It’s odd to think that there was a time before Netflix. People had to watch shows on the day and time that they aired, and they had to catch films while they were still in theaters. It was simply archaic! Just look at Netflix’s very first logo, for example. It’s pretty much a Microsoft Windows-inspired cave painting.
We’re so used to seeing the red-on-black or white Netflix logo on our computer screens almost daily, that the streaming site’s humble beginning is often forgotten. And as today marks the 20th anniversary of the streaming platform, it’s time to look back to that humble beginning and give thanks for what it turned into.
And let us tell you — it was very humble.
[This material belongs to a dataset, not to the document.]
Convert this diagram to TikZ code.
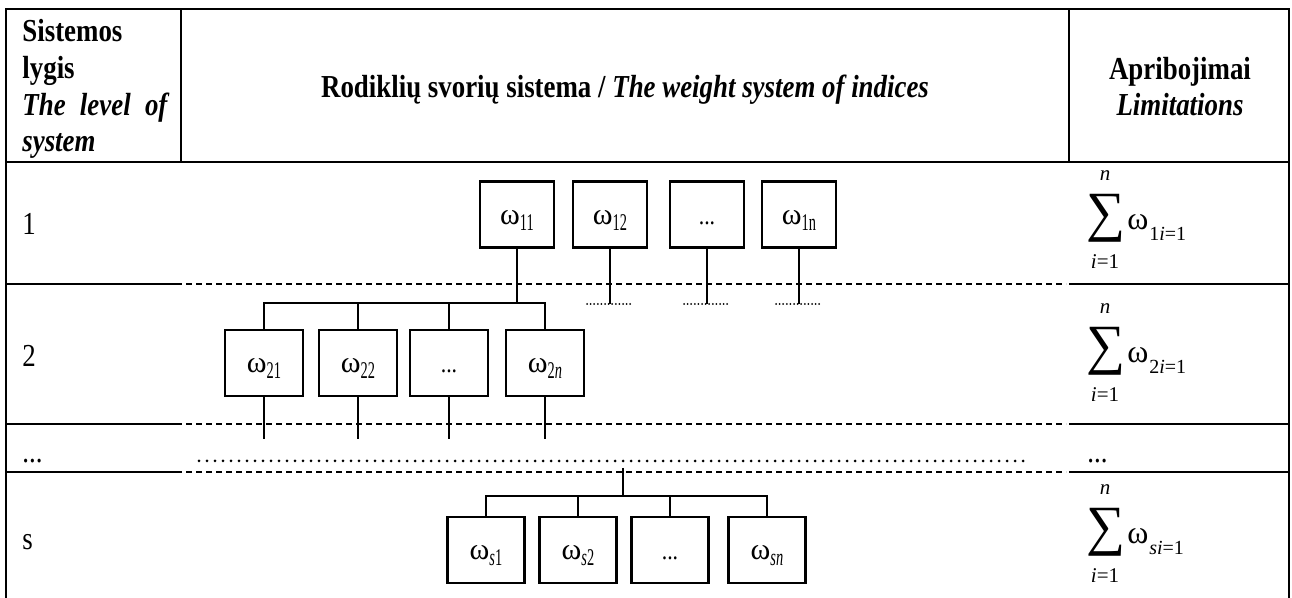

Most of us can remember when our favorite movie rental service really blew up in the early 2000s. We were getting DVDs mailed to our houses on a weekly basis. And even then, that red Netflix logo was there on those DVD slips, acting as a beacon of joy in every household.
But how did we miss that Times New Roman.com thing? According to Wired, in 1997, NetFlix.com first popped up on the movie rental scene, allowing users to rent a film on the new DVD-Rom format. The DVD arrived at your door and the user could keep said DVD for up to seven days.
The old logo is actually from circa 1998. Netflix was originally originally called Kibble.
Then, in 1999, the company began its subscription service. For $15.95 a month, subscribers could receive four movies a month and keep them for an unlimited time. Yeah, Netflix was pretty much a household investment.
This new service was what changed the film rental industry forever. When Netflix started streaming shows and films in 2007, Blockbusters were dead in the water.
The old logo might be one of the goofiest things we’ve seen today, and better suits a law firm rather than a movie rental site, but we wouldn’t change Netflix’s growing-up process for the world.
Seriously — where would we all be without our Netflix and chill? It’s scary to think about.